Le rapport met également en exergue la dynamique croissante du recours aux modes alternatifs de règlement des différends entre personnes publiques. Instituée par la circulaire du Chef du gouvernement n°10/2021 du 19 mai 2021, la procédure de conciliation entre administrations publiques connaît un essor notable. Les chiffres sont éloquents : le nombre de séances de conciliation a plus que doublé, passant de 14 en 2023 à 30 en 2024. Sur ce total, 11 dossiers ont été réglés à l’amiable et de manière définitive. Le document indique que les agences de distribution d’eau et d’électricité ainsi que les agences des bassins hydrauliques arrivent en tête des demandes de médiation, suivies par l’Office de la formation professionnelle et de la promotion du travail avec 7 demandes. Cette progression traduit, selon les rédacteurs, «une prise de conscience progressive de l’importance des modes alternatifs de règlement des différends, favorisant la solidarité entre les institutions publiques et renforçant la cohérence de l’action publique». La prévention du contentieux s’étend également au domaine sensible de l’investissement. Le rapport fait état de l’examen de 190 projets d’investissement au cours de l’année 2024, dans le cadre des travaux des commissions nationales, techniques et centrales chargées de leur préparation et de leur suivi. L’Agence judiciaire a participé à 26 réunions de ces commissions, contribuant à l’amélioration de la qualité des contrats et conventions d’investissement. Cette implication en amont vise à «assurer la conformité des engagements avec le droit national et les obligations internationales du Royaume» et à «prévenir l’émergence de différends susceptibles d’entraver la réalisation des projets».

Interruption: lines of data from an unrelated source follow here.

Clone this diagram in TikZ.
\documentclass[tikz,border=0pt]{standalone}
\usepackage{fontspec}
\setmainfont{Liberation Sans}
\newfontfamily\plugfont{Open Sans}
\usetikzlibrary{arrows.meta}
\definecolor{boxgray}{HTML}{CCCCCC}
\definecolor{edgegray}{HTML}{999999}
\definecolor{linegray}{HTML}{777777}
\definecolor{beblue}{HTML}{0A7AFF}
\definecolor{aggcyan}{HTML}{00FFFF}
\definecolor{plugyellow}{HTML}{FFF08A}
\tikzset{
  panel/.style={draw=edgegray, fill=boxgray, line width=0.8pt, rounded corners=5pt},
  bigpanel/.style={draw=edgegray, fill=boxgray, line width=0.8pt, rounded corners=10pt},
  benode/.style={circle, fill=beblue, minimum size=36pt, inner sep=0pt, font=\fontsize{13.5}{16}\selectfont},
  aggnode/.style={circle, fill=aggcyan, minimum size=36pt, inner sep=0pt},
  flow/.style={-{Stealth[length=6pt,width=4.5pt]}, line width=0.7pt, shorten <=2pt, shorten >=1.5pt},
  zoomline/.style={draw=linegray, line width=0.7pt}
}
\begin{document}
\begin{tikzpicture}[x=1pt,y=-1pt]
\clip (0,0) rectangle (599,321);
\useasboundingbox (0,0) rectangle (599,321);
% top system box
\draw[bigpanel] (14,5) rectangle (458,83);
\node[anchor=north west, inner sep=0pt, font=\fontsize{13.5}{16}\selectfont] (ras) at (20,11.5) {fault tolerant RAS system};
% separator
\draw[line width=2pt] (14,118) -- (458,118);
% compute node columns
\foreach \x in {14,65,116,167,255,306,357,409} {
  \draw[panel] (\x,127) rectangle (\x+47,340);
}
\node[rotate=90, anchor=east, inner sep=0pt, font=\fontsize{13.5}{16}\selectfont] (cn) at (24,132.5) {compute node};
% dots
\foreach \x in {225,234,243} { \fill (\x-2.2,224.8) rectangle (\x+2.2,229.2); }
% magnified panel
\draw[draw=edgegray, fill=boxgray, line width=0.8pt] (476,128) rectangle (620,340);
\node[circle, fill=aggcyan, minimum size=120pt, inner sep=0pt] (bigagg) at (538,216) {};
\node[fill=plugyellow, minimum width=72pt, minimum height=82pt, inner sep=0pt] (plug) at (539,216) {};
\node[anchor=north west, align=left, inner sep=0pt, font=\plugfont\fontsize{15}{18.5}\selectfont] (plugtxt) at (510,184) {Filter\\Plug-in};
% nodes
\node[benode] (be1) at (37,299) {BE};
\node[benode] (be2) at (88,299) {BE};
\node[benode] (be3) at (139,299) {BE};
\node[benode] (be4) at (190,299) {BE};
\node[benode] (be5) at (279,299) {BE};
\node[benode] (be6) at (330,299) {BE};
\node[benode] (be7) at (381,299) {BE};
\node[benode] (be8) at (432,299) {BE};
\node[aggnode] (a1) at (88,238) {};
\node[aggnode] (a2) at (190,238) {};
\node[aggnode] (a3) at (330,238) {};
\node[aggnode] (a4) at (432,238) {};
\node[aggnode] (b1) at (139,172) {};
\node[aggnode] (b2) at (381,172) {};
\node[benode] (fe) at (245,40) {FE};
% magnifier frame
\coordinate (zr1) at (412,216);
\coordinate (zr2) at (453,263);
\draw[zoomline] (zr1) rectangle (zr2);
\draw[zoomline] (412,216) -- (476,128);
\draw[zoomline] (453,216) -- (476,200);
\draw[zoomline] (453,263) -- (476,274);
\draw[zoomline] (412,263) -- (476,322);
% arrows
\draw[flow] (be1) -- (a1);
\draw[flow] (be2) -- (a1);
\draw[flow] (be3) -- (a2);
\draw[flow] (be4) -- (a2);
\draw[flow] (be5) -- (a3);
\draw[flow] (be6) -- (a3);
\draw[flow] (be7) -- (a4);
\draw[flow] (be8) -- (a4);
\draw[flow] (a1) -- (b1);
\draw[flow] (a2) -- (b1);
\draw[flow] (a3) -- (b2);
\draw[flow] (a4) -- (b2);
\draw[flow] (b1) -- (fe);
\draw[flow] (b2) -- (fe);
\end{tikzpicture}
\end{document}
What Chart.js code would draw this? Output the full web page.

La stratégie préventive passe enfin par un volet formation ambitieux. Le document recense 25 sessions de formation dispensées au profit de 161 bénéficiaires issus de diverses administrations partenaires. Deux sessions emblématiques ont ciblé les cadres de l’Agence nationale de la sécurité routière et ceux de la Direction générale de la Protection civile. Ces programmes abordent tant les domaines d’intervention de l’Agence judiciaire que les stratégies de prévention du contentieux, la gestion des dossiers litigieux ou encore le système d’information intégré «SIGILE». Par cette diffusion des bonnes pratiques, l’institution entend créer un effet de levier, démultipliant sa capacité d’action à travers l’ensemble de l’appareil administratif. Ce tournant stratégique répond à un constat lucide : malgré les succès enregistrés dans la défense judiciaire, la prévention demeure le moyen le plus efficace et le moins coûteux de protéger les intérêts de l’État. La mise en œuvre du plan 2024-2028 dira si ce pari basé sur l’anticipation sera gagnant.